### Information shown ###

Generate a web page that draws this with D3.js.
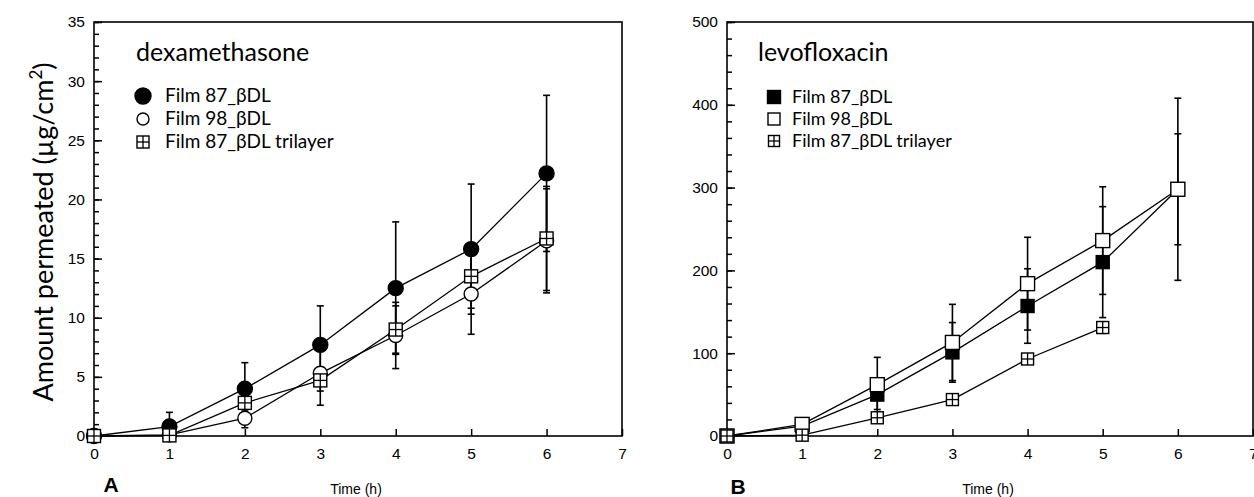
<!DOCTYPE html>
<html><head><meta charset="utf-8">
<script src="https://cdn.jsdelivr.net/npm/d3@7"></script>
<style>body{margin:0;background:#fff} svg{display:block}</style>
</head><body><svg id="c" width="1254" height="497"></svg>
<script>
// ---------- data ----------
const times = [0, 1, 2, 3, 4, 5, 6];
const seriesNames = ["Film 87_βDL", "Film 98_βDL", "Film 87_βDL trilayer"];
const xTicks = [0, 1, 2, 3, 4, 5, 6, 7];

// dexamethasone (µg/cm²)
const dexFilm87    = [0, 0.8, 4.0, 7.7, 12.5, 15.8, 22.2];
const dexFilm87Err = [0, 1.2, 2.2, 3.3, 5.6, 5.5, 6.6];
const dexFilm98    = [0, 0.1, 1.5, 5.3, 8.5, 12.0, 16.5];
const dexFilm98Err = [0, 0.3, 0.8, 2.7, 2.8, 3.4, 4.4];
const dexTri       = [0, 0.05, 2.8, 4.7, 9.0, 13.5, 16.7];
const dexTriErr    = [0, 0.2, 0.6, 0.9, 2.0, 2.7, 4.4];
const dexYTicks = [0, 5, 10, 15, 20, 25, 30, 35];

// levofloxacin (µg/cm²)
const levoFilm87    = [0, 12, 50, 101, 157, 210, 298];
const levoFilm87Err = [0, 4, 18, 36, 45, 67, 67];
const levoFilm98    = [0, 14, 62, 113, 184, 236, 298];
const levoFilm98Err = [0, 5, 33, 46, 56, 65, 110];
const levoTri       = [0, 1, 22, 44, 93, 131];
const levoTriErr    = [0, 1, 3, 4, 5, 7];
const levoYTicks = [0, 100, 200, 300, 400, 500];

// ---------- drawing ----------
const svg = d3.select("#c");
const SANS = "Lato, 'Open Sans', sans-serif";
const ARIAL = "'Liberation Sans', Arial, sans-serif";

function series(vals, errs) {
  return vals.map((v, i) => ({ t: times[i], v: v, e: errs[i] }));
}

function marker(g, type, x, y, size) {
  const h = size / 2;
  if (type === "circleFilled" || type === "circleOpen") {
    g.append("circle").attr("cx", x).attr("cy", y).attr("r", h)
      .attr("fill", type === "circleFilled" ? "#000" : "#fff")
      .attr("stroke", "#000").attr("stroke-width", 1.4);
  } else {
    g.append("rect").attr("x", x - h).attr("y", y - h).attr("width", size).attr("height", size)
      .attr("fill", type === "squareFilled" ? "#000" : "#fff")
      .attr("stroke", "#000").attr("stroke-width", 1.4);
    if (type === "squarePlus") {
      g.append("line").attr("x1", x - h).attr("x2", x + h).attr("y1", y).attr("y2", y)
        .attr("stroke", "#000").attr("stroke-width", 1.3);
      g.append("line").attr("x1", x).attr("x2", x).attr("y1", y - h).attr("y2", y + h)
        .attr("stroke", "#000").attr("stroke-width", 1.3);
    }
  }
}

function panel(opt) {
  const x = d3.scaleLinear().domain([0, 7]).range([opt.x0, opt.x1]);
  const y = d3.scaleLinear().domain([0, opt.ymax]).range([436, 22]);
  const g = svg.append("g");
  const fmt = d3.format("d");

  // minor y ticks
  g.append("g").attr("transform", `translate(${opt.x0},0)`)
    .call(d3.axisLeft(y).tickValues(d3.range(0, opt.ymax + 0.001, opt.minor)).tickSize(-5).tickFormat(""))
    .call(a => a.select(".domain").remove())
    .call(a => a.selectAll("line").attr("stroke-width", 1.5));
  // major y ticks
  g.append("g").attr("transform", `translate(${opt.x0},0)`)
    .call(d3.axisLeft(y).tickValues(opt.yTicks).tickSize(-8).tickPadding(9).tickFormat(fmt))
    .call(a => a.select(".domain").remove())
    .call(a => a.selectAll("line").attr("stroke-width", 1.5))
    .call(a => a.selectAll("text").attr("font-family", ARIAL).attr("font-size", 15.5).attr("fill", "#000"));
  // x ticks
  g.append("g").attr("transform", `translate(0,436)`)
    .call(d3.axisBottom(x).tickValues(xTicks).tickSize(-7).tickPadding(12).tickFormat(fmt))
    .call(a => a.select(".domain").remove())
    .call(a => a.selectAll("line").attr("stroke-width", 1.5))
    .call(a => a.selectAll("text").attr("font-family", ARIAL).attr("font-size", 15.5).attr("fill", "#000"));
  // frame
  g.append("rect").attr("x", opt.x0).attr("y", 22).attr("width", opt.x1 - opt.x0).attr("height", 414)
    .attr("fill", "none").attr("stroke", "#000").attr("stroke-width", 1.6);

  const data = opt.series.map(s => series(s.vals, s.errs));
  // error bars
  data.forEach(d => {
    d.filter(p => p.e > 0).forEach(p => {
      const cx = x(p.t), yt = y(p.v + p.e), yb = y(p.v - p.e);
      g.append("line").attr("x1", cx).attr("x2", cx).attr("y1", yt).attr("y2", yb)
        .attr("stroke", "#000").attr("stroke-width", 1.6);
      [yt, yb].forEach(yy => g.append("line").attr("x1", cx - 3.5).attr("x2", cx + 3.5)
        .attr("y1", yy).attr("y2", yy).attr("stroke", "#000").attr("stroke-width", 1.6));
    });
  });
  // lines
  const line = d3.line().x(p => x(p.t)).y(p => y(p.v));
  data.forEach(d => g.append("path").attr("d", line(d)).attr("fill", "none")
    .attr("stroke", "#000").attr("stroke-width", 1.3));
  // markers
  data.forEach((d, i) => d.forEach(p =>
    marker(g, opt.series[i].type, x(p.t), y(p.v), opt.series[i].size)));

  // title and legend
  g.append("text").attr("x", opt.titleX).attr("y", 61).text(opt.title)
    .attr("font-family", SANS).attr("font-size", 25).attr("fill", "#000");
  opt.series.forEach((s, i) => {
    const ly = opt.legY[i];
    marker(g, s.type, opt.legMX, ly, s.legSize);
    g.append("text").attr("x", opt.legTX).attr("y", ly + 6).text(seriesNames[i])
      .attr("font-family", SANS).attr("font-size", opt.legFont).attr("fill", "#000");
  });

  // x axis title & panel letter
  g.append("text").attr("x", (opt.x0 + opt.x1) / 2 - 2).attr("y", 494).attr("text-anchor", "middle")
    .text("Time (h)").attr("font-family", ARIAL).attr("font-size", 14).attr("fill", "#000");
  g.append("text").attr("x", opt.letterX).attr("y", opt.letterY).attr("text-anchor", "middle")
    .text(opt.letter).attr("font-family", ARIAL).attr("font-weight", "bold").attr("font-size", 21).attr("fill", "#000");
}

panel({
  x0: 94, x1: 622, ymax: 35, minor: 1, yTicks: dexYTicks,
  title: "dexamethasone", titleX: 136,
  series: [
    { vals: dexFilm87, errs: dexFilm87Err, type: "circleFilled", size: 15, legSize: 16 },
    { vals: dexFilm98, errs: dexFilm98Err, type: "circleOpen", size: 14, legSize: 12 },
    { vals: dexTri, errs: dexTriErr, type: "squarePlus", size: 13, legSize: 12 }
  ],
  legMX: 143, legTX: 165, legY: [96, 119, 142], legFont: 19,
  letter: "A", letterX: 111, letterY: 492
});

panel({
  x0: 727, x1: 1253, ymax: 500, minor: 20, yTicks: levoYTicks,
  title: "levofloxacin", titleX: 758,
  series: [
    { vals: levoFilm87, errs: levoFilm87Err, type: "squareFilled", size: 13, legSize: 13 },
    { vals: levoFilm98, errs: levoFilm98Err, type: "squareOpen", size: 14, legSize: 12 },
    { vals: levoTri, errs: levoTriErr, type: "squarePlus", size: 12, legSize: 11 }
  ],
  legMX: 774, legTX: 792, legY: [97, 119, 141], legFont: 18,
  letter: "B", letterX: 738, letterY: 494
});

// y axis label
svg.append("text").attr("transform", "translate(53,232) rotate(-90)").attr("text-anchor", "middle")
  .attr("font-family", SANS).attr("font-size", 27).attr("fill", "#000")
  .call(t => {
    t.append("tspan").text("Amount permeated (µg/cm");
    t.append("tspan").text("2").attr("font-size", 17).attr("dy", -11);
    t.append("tspan").text(")").attr("dy", 11);
  });
</script>
</body></html>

###

__Directive__: Repeat the listing above up to and including the line with "const dexYTicks = [0, 5, 10, 15, 20, 25, 30, 35];", starting from its first line. Drop any pictures.

__Solution to this problem__:
Generate a web page that draws this with D3.js.
<!DOCTYPE html>
<html><head><meta charset="utf-8">
<script src="https://cdn.jsdelivr.net/npm/d3@7"></script>
<style>body{margin:0;background:#fff} svg{display:block}</style>
</head><body><svg id="c" width="1254" height="497"></svg>
<script>
// ---------- data ----------
const times = [0, 1, 2, 3, 4, 5, 6];
const seriesNames = ["Film 87_βDL", "Film 98_βDL", "Film 87_βDL trilayer"];
const xTicks = [0, 1, 2, 3, 4, 5, 6, 7];

// dexamethasone (µg/cm²)
const dexFilm87    = [0, 0.8, 4.0, 7.7, 12.5, 15.8, 22.2];
const dexFilm87Err = [0, 1.2, 2.2, 3.3, 5.6, 5.5, 6.6];
const dexFilm98    = [0, 0.1, 1.5, 5.3, 8.5, 12.0, 16.5];
const dexFilm98Err = [0, 0.3, 0.8, 2.7, 2.8, 3.4, 4.4];
const dexTri       = [0, 0.05, 2.8, 4.7, 9.0, 13.5, 16.7];
const dexTriErr    = [0, 0.2, 0.6, 0.9, 2.0, 2.7, 4.4];
const dexYTicks = [0, 5, 10, 15, 20, 25, 30, 35];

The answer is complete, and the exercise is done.